MANOEL DE BARROS: POEMAS, POESIA, ANÁLISE CRÍTICA, BIOGRAFIA, BIBLIOGRAFIA














sb: série poetas


MANOEL DE BARROS
   
                      "Na Natureza nada se perde, nada se cria, tudo se transforma."
                                                                                    Antoine-Laurent de Lavoisier


                              "Sabemos nós que poesia mexe com palavras e não com   
                                paisagens. Por isso não sou poeta pantaneiro, nem ecológico.   
                                Meu trabalho é verbal.
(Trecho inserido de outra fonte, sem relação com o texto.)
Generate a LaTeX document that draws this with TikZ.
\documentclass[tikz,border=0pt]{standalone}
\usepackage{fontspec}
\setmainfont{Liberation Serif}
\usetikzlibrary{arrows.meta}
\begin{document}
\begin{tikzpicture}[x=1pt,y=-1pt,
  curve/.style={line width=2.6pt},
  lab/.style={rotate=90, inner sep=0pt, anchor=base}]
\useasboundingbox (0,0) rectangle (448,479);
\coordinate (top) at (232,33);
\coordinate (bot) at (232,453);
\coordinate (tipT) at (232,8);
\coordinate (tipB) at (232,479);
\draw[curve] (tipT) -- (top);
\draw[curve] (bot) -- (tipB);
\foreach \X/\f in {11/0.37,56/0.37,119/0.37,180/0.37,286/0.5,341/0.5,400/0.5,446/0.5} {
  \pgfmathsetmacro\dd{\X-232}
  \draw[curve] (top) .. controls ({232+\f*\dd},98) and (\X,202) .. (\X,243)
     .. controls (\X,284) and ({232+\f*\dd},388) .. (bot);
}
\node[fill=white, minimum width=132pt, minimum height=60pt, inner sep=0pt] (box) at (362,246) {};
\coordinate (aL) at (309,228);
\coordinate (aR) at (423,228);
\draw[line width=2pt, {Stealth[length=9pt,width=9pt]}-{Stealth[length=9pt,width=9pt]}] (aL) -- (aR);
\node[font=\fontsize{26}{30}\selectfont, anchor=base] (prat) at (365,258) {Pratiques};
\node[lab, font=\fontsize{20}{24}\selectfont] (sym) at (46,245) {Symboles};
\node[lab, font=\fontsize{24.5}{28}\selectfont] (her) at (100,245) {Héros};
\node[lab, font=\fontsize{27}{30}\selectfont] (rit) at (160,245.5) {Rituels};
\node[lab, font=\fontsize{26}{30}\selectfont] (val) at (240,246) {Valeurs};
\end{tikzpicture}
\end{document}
Eu tenho o desejo, portanto, de mudar   
                                a feição da natureza, pelo encantamento verbal."
                                                                                                    Manoel de Barros


            Manoel Wenceslau Leite de Barros (Cuiabá, Brasil, 19 de Dezembro de 1916) é o que se poderia chamar de alma humana inevitável, clarividente no corpo fisicamente espiritual como se tudo tivesse visto antes de vir ao mundo. E que visão feliz é esta? O poeta do Pantanal escuda-se na simples dicotomia entre coisificação do homem e humanização da coisa, fixando no seu solo tais premissas, permitindo-se alterar a substância natural e a partir daí reconstruir, dar vida (no caso das coisas, muitas delas objectos próximos da inutilidade, ou desutilidade como ele próprio diria), retirar vida ou colocá-la lado a lado com as restantes coisas (no caso do homem). Por isso, está claro que é uma poesia directamente literal (do ponto de vista linguístico), sendo que porém a literalidade é uma literalidade diferida, resolvidos os pressupostos iniciais. Nos poemas há como que um reequilíbrio do mundo, do peso das coisas, da importância das pessoas umas face às outras; há uma comunicabilidade entre todos os elementos do mundo, a que não é alheio, talvez, o facto de Manoel de Barros ter nascido à beira do Rio Cuiabá, ter vivido em Campo Grande, onde foi fazendeiro e criador de gado. Esse contacto com a natureza fê-lo buscar incessantemente a génese, os pontos mínimos, os inícios de sociedade, os primeiros olhares em direcção à realidade, passando a ter, na sua poesia, o Pantanal como pano de fundo.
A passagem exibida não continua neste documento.